In the paper the influence of decisions as regards settling on a framework for pedestrian load models for evaluating footbridge response at the design stage was examined. Focus was on estimation of the footbridge acceleration response occurring at midspan of footbridges. The acceleration quantile a ₉₅ (the acceleration level exceeded in 5% of the pedestrian crossings) was chosen for investigation.

For the investigations, different artificial SDOF and pin-supported bridges were considered so as to widen the perspective of conclusions.

One issue addressed was on ways for choosing the dynamic load amplification factor for a computational prediction of footbridge response.

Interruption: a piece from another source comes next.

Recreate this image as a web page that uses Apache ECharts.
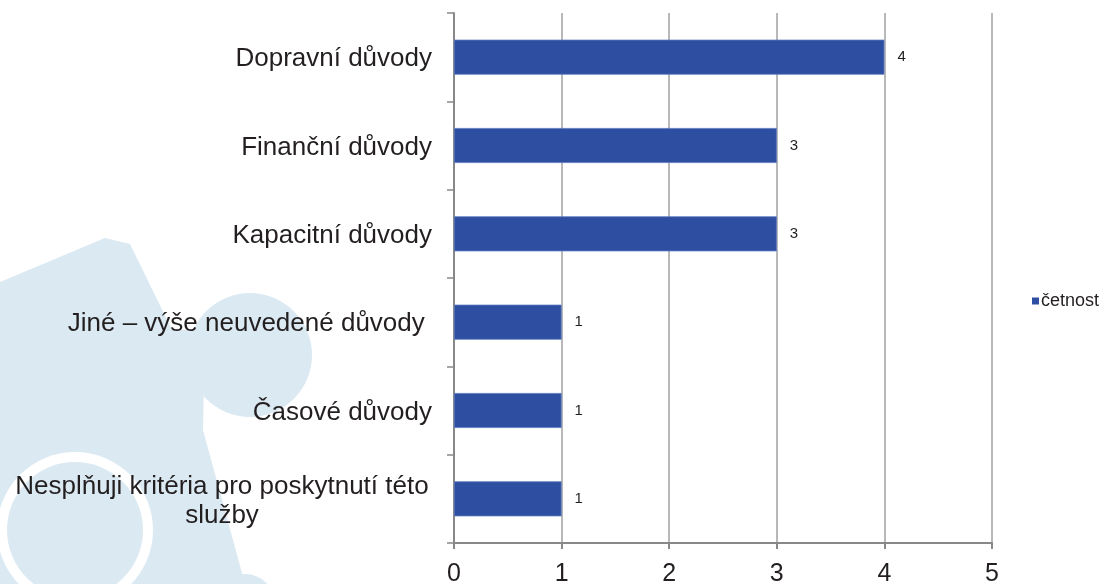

Another issue was on choosing parameters of a stochastic model for the step frequency of pedestrians for entering into the calculations.

Both choices might potentially affect the outcome of the predicted stochastic nature of bridge response and hence serviceability-limit-state evaluations for footbridges.

As for the dynamic load factor, different methods for extracting the main governing load amplification factor were examined. It turned out that a simplified technique not fully in accordance with the stochastic nature of the pedestrian traffic provided fairly reasonable results (errors in predictions of a ₉₅ of maximum 20% for the investigated bridges).

Whereas the investigations in terms of the dynamic load factor focused on a technique for simpler processing of data, the investigations in terms of choosing parameters for a stochastic model for step frequency directly relate to actual uncertainties.

Solutions to this challenge are not provided here but it is interesting to notice that the calculations of this paper suggest up to 83% deviations in estimates of a ₉₅ depending on which bridge is considered and which input parameters are chosen for modelling the stochastic nature of step frequencies.